▶ _MATERIAL_:

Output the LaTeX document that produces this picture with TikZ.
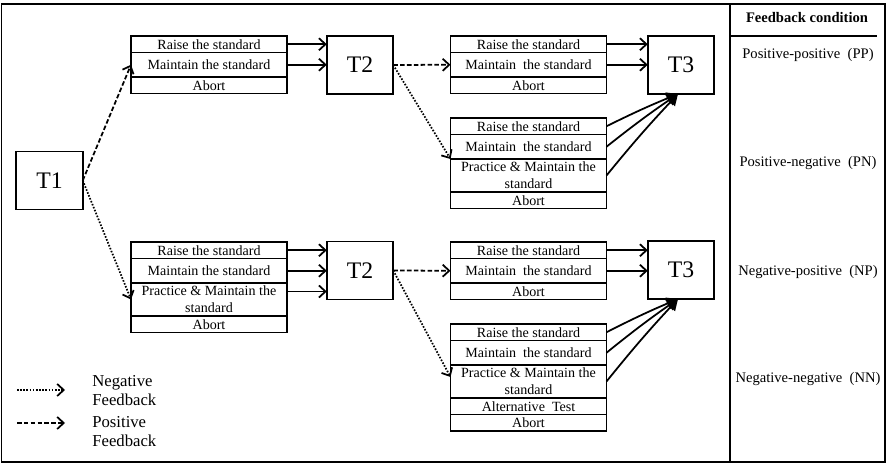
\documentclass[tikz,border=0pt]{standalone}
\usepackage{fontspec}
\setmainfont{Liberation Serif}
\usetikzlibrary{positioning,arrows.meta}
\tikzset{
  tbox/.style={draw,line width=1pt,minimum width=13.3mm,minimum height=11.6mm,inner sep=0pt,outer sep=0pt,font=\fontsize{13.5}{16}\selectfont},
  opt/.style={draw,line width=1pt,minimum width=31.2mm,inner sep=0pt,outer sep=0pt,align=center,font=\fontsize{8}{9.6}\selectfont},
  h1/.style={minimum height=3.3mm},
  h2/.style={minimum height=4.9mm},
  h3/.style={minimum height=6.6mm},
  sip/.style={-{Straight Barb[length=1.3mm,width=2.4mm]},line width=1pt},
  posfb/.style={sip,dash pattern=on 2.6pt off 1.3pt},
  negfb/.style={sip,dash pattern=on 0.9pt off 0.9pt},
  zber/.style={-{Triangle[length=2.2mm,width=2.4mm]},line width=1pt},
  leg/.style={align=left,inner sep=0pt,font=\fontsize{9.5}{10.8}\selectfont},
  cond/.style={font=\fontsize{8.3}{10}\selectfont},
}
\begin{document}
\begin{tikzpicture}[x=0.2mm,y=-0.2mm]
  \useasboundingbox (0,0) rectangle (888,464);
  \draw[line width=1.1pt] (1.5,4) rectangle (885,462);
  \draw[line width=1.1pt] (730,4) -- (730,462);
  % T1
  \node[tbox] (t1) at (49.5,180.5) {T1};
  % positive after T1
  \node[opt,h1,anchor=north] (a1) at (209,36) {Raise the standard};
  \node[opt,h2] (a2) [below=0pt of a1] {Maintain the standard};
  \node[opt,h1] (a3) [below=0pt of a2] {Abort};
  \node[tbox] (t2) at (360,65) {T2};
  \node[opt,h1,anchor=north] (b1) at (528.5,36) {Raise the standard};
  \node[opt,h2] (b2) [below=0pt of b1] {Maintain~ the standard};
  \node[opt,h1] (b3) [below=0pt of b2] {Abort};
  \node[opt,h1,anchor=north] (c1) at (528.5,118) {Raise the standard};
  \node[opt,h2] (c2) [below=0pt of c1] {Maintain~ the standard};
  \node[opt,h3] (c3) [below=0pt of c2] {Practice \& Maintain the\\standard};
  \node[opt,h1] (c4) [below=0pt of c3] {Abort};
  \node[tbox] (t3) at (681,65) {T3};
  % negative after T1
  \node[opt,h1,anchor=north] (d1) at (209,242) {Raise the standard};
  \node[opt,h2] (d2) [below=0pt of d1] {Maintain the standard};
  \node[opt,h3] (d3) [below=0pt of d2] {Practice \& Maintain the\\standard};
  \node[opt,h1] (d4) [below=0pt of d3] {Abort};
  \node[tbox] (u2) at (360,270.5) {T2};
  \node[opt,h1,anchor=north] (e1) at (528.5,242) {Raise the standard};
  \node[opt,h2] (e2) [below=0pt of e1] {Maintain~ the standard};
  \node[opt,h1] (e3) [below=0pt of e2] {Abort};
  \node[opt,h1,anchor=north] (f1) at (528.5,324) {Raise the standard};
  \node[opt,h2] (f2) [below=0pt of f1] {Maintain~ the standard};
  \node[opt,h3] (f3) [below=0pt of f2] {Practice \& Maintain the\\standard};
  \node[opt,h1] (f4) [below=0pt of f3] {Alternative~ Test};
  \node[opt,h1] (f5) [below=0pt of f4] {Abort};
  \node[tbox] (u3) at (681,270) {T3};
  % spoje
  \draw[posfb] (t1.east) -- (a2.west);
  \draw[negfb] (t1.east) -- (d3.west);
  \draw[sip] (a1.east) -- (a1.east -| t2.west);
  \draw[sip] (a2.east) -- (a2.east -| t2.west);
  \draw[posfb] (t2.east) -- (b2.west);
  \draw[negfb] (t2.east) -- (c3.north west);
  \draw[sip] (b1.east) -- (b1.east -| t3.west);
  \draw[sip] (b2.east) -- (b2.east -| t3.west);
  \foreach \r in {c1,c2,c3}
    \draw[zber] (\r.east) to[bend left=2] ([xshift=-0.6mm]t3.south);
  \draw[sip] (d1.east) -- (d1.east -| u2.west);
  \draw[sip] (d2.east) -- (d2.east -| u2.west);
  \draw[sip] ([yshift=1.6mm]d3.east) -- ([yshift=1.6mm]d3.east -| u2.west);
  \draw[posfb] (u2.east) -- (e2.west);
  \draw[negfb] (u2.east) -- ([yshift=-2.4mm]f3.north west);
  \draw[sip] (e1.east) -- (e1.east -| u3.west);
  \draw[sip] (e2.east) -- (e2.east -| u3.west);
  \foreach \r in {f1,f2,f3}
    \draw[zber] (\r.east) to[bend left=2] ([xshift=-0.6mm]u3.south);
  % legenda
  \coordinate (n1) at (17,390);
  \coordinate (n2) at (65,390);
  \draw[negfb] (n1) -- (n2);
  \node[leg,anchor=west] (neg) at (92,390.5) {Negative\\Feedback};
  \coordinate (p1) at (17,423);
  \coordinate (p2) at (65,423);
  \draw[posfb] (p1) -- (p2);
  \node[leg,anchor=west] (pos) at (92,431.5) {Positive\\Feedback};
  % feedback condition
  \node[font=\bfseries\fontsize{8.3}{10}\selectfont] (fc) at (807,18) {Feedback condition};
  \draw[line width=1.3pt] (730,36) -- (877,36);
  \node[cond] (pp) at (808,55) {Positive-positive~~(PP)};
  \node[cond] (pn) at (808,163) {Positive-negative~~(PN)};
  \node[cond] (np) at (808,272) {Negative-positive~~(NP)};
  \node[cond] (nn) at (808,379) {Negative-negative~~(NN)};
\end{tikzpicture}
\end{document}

▶ _WHAT IS ASKED_: Repeat all of the data above word for word, minus the pictures.

▶ _EXERCISE RESPONSE_:
Output the LaTeX document that produces this picture with TikZ.
\documentclass[tikz,border=0pt]{standalone}
\usepackage{fontspec}
\setmainfont{Liberation Serif}
\usetikzlibrary{positioning,arrows.meta}
\tikzset{
  tbox/.style={draw,line width=1pt,minimum width=13.3mm,minimum height=11.6mm,inner sep=0pt,outer sep=0pt,font=\fontsize{13.5}{16}\selectfont},
  opt/.style={draw,line width=1pt,minimum width=31.2mm,inner sep=0pt,outer sep=0pt,align=center,font=\fontsize{8}{9.6}\selectfont},
  h1/.style={minimum height=3.3mm},
  h2/.style={minimum height=4.9mm},
  h3/.style={minimum height=6.6mm},
  sip/.style={-{Straight Barb[length=1.3mm,width=2.4mm]},line width=1pt},
  posfb/.style={sip,dash pattern=on 2.6pt off 1.3pt},
  negfb/.style={sip,dash pattern=on 0.9pt off 0.9pt},
  zber/.style={-{Triangle[length=2.2mm,width=2.4mm]},line width=1pt},
  leg/.style={align=left,inner sep=0pt,font=\fontsize{9.5}{10.8}\selectfont},
  cond/.style={font=\fontsize{8.3}{10}\selectfont},
}
\begin{document}
\begin{tikzpicture}[x=0.2mm,y=-0.2mm]
  \useasboundingbox (0,0) rectangle (888,464);
  \draw[line width=1.1pt] (1.5,4) rectangle (885,462);
  \draw[line width=1.1pt] (730,4) -- (730,462);
  % T1
  \node[tbox] (t1) at (49.5,180.5) {T1};
  % positive after T1
  \node[opt,h1,anchor=north] (a1) at (209,36) {Raise the standard};
  \node[opt,h2] (a2) [below=0pt of a1] {Maintain the standard};
  \node[opt,h1] (a3) [below=0pt of a2] {Abort};
  \node[tbox] (t2) at (360,65) {T2};
  \node[opt,h1,anchor=north] (b1) at (528.5,36) {Raise the standard};
  \node[opt,h2] (b2) [below=0pt of b1] {Maintain~ the standard};
  \node[opt,h1] (b3) [below=0pt of b2] {Abort};
  \node[opt,h1,anchor=north] (c1) at (528.5,118) {Raise the standard};
  \node[opt,h2] (c2) [below=0pt of c1] {Maintain~ the standard};
  \node[opt,h3] (c3) [below=0pt of c2] {Practice \& Maintain the\\standard};
  \node[opt,h1] (c4) [below=0pt of c3] {Abort};
  \node[tbox] (t3) at (681,65) {T3};
  % negative after T1
  \node[opt,h1,anchor=north] (d1) at (209,242) {Raise the standard};
  \node[opt,h2] (d2) [below=0pt of d1] {Maintain the standard};
  \node[opt,h3] (d3) [below=0pt of d2] {Practice \& Maintain the\\standard};
  \node[opt,h1] (d4) [below=0pt of d3] {Abort};
  \node[tbox] (u2) at (360,270.5) {T2};
  \node[opt,h1,anchor=north] (e1) at (528.5,242) {Raise the standard};
  \node[opt,h2] (e2) [below=0pt of e1] {Maintain~ the standard};
  \node[opt,h1] (e3) [below=0pt of e2] {Abort};
  \node[opt,h1,anchor=north] (f1) at (528.5,324) {Raise the standard};
  \node[opt,h2] (f2) [below=0pt of f1] {Maintain~ the standard};
  \node[opt,h3] (f3) [below=0pt of f2] {Practice \& Maintain the\\standard};
  \node[opt,h1] (f4) [below=0pt of f3] {Alternative~ Test};
  \node[opt,h1] (f5) [below=0pt of f4] {Abort};
  \node[tbox] (u3) at (681,270) {T3};
  % spoje
  \draw[posfb] (t1.east) -- (a2.west);
  \draw[negfb] (t1.east) -- (d3.west);
  \draw[sip] (a1.east) -- (a1.east -| t2.west);
  \draw[sip] (a2.east) -- (a2.east -| t2.west);
  \draw[posfb] (t2.east) -- (b2.west);
  \draw[negfb] (t2.east) -- (c3.north west);
  \draw[sip] (b1.east) -- (b1.east -| t3.west);
  \draw[sip] (b2.east) -- (b2.east -| t3.west);
  \foreach \r in {c1,c2,c3}
    \draw[zber] (\r.east) to[bend left=2] ([xshift=-0.6mm]t3.south);
  \draw[sip] (d1.east) -- (d1.east -| u2.west);
  \draw[sip] (d2.east) -- (d2.east -| u2.west);
  \draw[sip] ([yshift=1.6mm]d3.east) -- ([yshift=1.6mm]d3.east -| u2.west);
  \draw[posfb] (u2.east) -- (e2.west);
  \draw[negfb] (u2.east) -- ([yshift=-2.4mm]f3.north west);
  \draw[sip] (e1.east) -- (e1.east -| u3.west);
  \draw[sip] (e2.east) -- (e2.east -| u3.west);
  \foreach \r in {f1,f2,f3}
    \draw[zber] (\r.east) to[bend left=2] ([xshift=-0.6mm]u3.south);
  % legenda
  \coordinate (n1) at (17,390);
  \coordinate (n2) at (65,390);
  \draw[negfb] (n1) -- (n2);
  \node[leg,anchor=west] (neg) at (92,390.5) {Negative\\Feedback};
  \coordinate (p1) at (17,423);
  \coordinate (p2) at (65,423);
  \draw[posfb] (p1) -- (p2);
  \node[leg,anchor=west] (pos) at (92,431.5) {Positive\\Feedback};
  % feedback condition
  \node[font=\bfseries\fontsize{8.3}{10}\selectfont] (fc) at (807,18) {Feedback condition};
  \draw[line width=1.3pt] (730,36) -- (877,36);
  \node[cond] (pp) at (808,55) {Positive-positive~~(PP)};
  \node[cond] (pn) at (808,163) {Positive-negative~~(PN)};
  \node[cond] (np) at (808,272) {Negative-positive~~(NP)};
  \node[cond] (nn) at (808,379) {Negative-negative~~(NN)};
\end{tikzpicture}
\end{document}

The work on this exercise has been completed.